-------- RECORDS SHOWN --------

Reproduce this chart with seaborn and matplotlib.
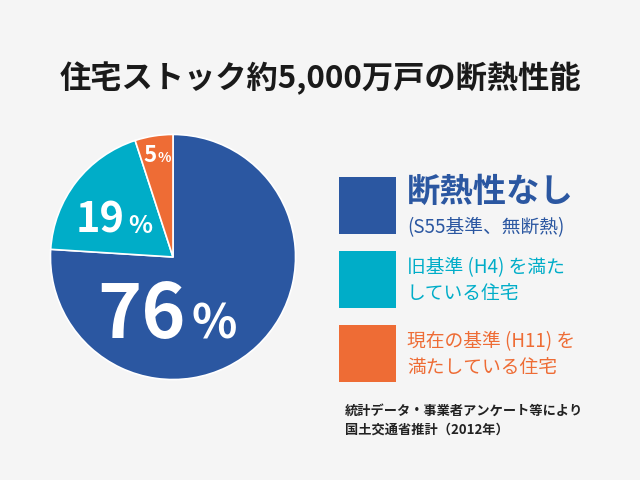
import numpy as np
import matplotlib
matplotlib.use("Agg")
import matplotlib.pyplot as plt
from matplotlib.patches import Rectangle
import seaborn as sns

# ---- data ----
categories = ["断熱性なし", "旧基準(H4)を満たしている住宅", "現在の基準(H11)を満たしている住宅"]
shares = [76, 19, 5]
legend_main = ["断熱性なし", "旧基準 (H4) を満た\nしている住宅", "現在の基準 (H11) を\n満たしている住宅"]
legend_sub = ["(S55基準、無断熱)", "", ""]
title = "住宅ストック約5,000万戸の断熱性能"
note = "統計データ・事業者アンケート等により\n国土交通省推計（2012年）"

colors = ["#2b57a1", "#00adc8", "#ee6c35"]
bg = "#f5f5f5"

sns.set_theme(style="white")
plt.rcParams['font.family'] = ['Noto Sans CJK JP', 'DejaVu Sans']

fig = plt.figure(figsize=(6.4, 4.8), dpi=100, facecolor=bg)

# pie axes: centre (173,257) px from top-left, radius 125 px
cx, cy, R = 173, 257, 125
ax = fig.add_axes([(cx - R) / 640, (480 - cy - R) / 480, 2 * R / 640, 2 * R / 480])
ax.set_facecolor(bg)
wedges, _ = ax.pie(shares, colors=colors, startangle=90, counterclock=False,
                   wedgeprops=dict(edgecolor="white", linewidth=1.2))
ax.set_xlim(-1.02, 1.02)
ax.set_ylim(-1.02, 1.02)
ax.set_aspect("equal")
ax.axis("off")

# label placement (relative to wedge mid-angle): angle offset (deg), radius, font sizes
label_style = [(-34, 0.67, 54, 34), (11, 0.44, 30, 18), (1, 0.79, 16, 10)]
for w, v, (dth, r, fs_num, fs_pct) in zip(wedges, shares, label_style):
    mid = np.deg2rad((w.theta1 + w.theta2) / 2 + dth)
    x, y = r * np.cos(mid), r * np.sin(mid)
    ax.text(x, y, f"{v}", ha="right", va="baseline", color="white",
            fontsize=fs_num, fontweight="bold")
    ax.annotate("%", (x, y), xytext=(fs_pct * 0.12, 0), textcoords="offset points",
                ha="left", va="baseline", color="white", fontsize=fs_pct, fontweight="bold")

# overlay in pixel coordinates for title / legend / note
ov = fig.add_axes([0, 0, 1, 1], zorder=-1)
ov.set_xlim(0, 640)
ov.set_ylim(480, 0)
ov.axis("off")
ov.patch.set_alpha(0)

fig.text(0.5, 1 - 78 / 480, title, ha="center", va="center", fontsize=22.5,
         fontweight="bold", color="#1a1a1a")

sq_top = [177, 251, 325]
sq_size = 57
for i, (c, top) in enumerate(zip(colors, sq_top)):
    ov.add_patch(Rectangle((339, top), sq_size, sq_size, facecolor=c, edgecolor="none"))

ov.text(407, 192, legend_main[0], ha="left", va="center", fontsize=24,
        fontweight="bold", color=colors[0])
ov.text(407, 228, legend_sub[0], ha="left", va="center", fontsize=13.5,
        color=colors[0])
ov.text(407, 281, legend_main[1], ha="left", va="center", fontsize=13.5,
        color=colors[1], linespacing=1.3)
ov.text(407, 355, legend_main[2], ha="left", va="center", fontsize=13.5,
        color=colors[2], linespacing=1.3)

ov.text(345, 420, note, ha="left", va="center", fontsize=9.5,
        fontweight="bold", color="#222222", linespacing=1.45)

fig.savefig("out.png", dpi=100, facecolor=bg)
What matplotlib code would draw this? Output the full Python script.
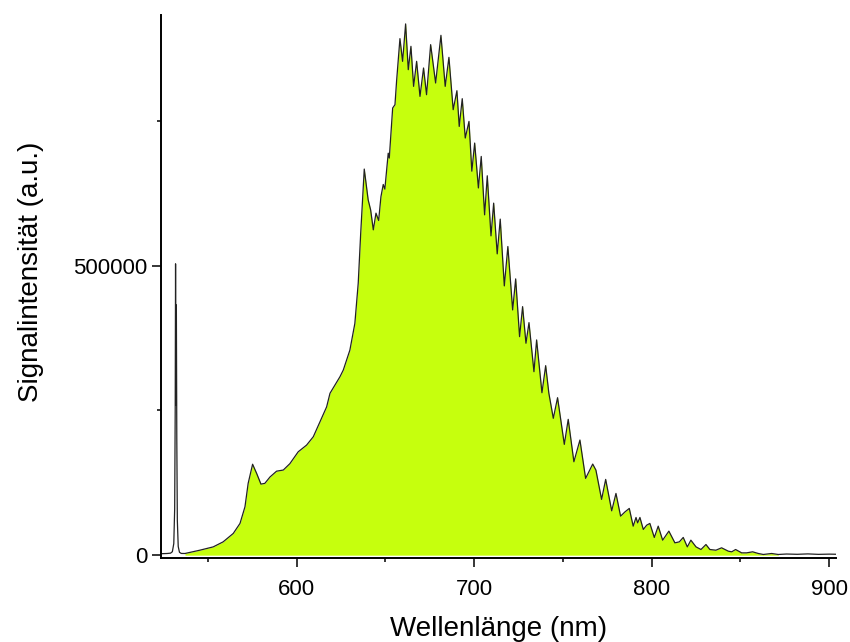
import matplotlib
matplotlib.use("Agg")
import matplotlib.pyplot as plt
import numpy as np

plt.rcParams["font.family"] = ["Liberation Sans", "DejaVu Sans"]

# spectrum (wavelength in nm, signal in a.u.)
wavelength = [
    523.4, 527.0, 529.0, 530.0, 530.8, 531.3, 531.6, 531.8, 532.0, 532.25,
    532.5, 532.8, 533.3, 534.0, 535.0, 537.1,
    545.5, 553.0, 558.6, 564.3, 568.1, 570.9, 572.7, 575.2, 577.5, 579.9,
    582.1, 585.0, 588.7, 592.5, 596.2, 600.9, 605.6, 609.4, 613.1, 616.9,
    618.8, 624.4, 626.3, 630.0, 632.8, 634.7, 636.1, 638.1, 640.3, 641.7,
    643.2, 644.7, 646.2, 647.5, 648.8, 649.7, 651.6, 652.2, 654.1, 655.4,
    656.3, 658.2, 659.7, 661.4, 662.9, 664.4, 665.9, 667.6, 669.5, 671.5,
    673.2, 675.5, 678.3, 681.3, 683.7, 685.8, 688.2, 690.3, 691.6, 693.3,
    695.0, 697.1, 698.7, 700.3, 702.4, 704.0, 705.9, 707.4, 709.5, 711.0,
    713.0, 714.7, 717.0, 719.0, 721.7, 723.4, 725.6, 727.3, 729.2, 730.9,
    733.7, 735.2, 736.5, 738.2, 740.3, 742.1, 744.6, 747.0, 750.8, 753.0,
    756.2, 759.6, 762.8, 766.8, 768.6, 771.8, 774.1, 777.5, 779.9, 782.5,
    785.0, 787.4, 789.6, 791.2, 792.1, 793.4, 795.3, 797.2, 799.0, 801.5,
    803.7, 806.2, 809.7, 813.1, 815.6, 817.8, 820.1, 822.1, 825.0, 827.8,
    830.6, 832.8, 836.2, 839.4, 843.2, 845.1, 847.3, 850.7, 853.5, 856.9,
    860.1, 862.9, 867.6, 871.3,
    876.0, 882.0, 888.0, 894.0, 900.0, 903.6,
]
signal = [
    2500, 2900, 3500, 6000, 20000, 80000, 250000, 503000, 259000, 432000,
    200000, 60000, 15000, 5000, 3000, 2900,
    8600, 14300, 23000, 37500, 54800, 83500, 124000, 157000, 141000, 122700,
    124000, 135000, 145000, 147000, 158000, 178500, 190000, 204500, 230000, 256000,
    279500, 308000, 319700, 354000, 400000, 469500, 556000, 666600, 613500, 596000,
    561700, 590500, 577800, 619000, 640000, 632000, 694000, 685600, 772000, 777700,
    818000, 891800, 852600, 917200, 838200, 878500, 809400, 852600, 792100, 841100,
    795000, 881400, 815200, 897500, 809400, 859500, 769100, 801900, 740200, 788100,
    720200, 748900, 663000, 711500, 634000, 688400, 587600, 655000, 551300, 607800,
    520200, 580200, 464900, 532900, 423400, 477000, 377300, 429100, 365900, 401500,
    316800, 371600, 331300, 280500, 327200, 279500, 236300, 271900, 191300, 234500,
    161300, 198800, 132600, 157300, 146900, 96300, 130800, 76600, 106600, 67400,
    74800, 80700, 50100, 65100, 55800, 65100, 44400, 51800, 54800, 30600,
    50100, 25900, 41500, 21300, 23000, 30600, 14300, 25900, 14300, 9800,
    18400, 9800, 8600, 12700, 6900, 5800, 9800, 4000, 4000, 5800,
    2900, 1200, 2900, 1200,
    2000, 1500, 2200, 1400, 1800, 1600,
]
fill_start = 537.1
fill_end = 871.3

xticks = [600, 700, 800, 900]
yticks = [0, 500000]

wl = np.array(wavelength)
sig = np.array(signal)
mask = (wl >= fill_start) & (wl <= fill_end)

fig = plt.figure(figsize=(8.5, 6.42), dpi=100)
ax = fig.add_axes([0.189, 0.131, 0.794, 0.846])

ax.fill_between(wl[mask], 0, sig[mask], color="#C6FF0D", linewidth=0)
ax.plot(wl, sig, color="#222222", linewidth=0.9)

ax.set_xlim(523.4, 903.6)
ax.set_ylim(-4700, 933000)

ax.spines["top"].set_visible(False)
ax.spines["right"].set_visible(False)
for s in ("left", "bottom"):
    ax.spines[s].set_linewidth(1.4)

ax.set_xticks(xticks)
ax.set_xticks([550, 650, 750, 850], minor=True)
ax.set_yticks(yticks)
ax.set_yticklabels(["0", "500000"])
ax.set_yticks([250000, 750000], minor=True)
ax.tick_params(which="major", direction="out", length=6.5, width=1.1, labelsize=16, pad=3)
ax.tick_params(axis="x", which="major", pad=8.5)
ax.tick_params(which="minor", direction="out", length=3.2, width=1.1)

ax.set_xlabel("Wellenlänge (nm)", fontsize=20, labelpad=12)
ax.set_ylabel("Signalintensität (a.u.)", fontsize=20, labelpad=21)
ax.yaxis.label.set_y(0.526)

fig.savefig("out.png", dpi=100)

--------

▸ **PROMPT**
Transcribe the opening line of the listing above, please, and every line after it through the line with "ov.patch.set_alpha(0)", word for word, without pictures.

▸ **CORRECT ANSWER**
Reproduce this chart with seaborn and matplotlib.
import numpy as np
import matplotlib
matplotlib.use("Agg")
import matplotlib.pyplot as plt
from matplotlib.patches import Rectangle
import seaborn as sns

# ---- data ----
categories = ["断熱性なし", "旧基準(H4)を満たしている住宅", "現在の基準(H11)を満たしている住宅"]
shares = [76, 19, 5]
legend_main = ["断熱性なし", "旧基準 (H4) を満た\nしている住宅", "現在の基準 (H11) を\n満たしている住宅"]
legend_sub = ["(S55基準、無断熱)", "", ""]
title = "住宅ストック約5,000万戸の断熱性能"
note = "統計データ・事業者アンケート等により\n国土交通省推計（2012年）"

colors = ["#2b57a1", "#00adc8", "#ee6c35"]
bg = "#f5f5f5"

sns.set_theme(style="white")
plt.rcParams['font.family'] = ['Noto Sans CJK JP', 'DejaVu Sans']

fig = plt.figure(figsize=(6.4, 4.8), dpi=100, facecolor=bg)

# pie axes: centre (173,257) px from top-left, radius 125 px
cx, cy, R = 173, 257, 125
ax = fig.add_axes([(cx - R) / 640, (480 - cy - R) / 480, 2 * R / 640, 2 * R / 480])
ax.set_facecolor(bg)
wedges, _ = ax.pie(shares, colors=colors, startangle=90, counterclock=False,
                   wedgeprops=dict(edgecolor="white", linewidth=1.2))
ax.set_xlim(-1.02, 1.02)
ax.set_ylim(-1.02, 1.02)
ax.set_aspect("equal")
ax.axis("off")

# label placement (relative to wedge mid-angle): angle offset (deg), radius, font sizes
label_style = [(-34, 0.67, 54, 34), (11, 0.44, 30, 18), (1, 0.79, 16, 10)]
for w, v, (dth, r, fs_num, fs_pct) in zip(wedges, shares, label_style):
    mid = np.deg2rad((w.theta1 + w.theta2) / 2 + dth)
    x, y = r * np.cos(mid), r * np.sin(mid)
    ax.text(x, y, f"{v}", ha="right", va="baseline", color="white",
            fontsize=fs_num, fontweight="bold")
    ax.annotate("%", (x, y), xytext=(fs_pct * 0.12, 0), textcoords="offset points",
                ha="left", va="baseline", color="white", fontsize=fs_pct, fontweight="bold")

# overlay in pixel coordinates for title / legend / note
ov = fig.add_axes([0, 0, 1, 1], zorder=-1)
ov.set_xlim(0, 640)
ov.set_ylim(480, 0)
ov.axis("off")
ov.patch.set_alpha(0)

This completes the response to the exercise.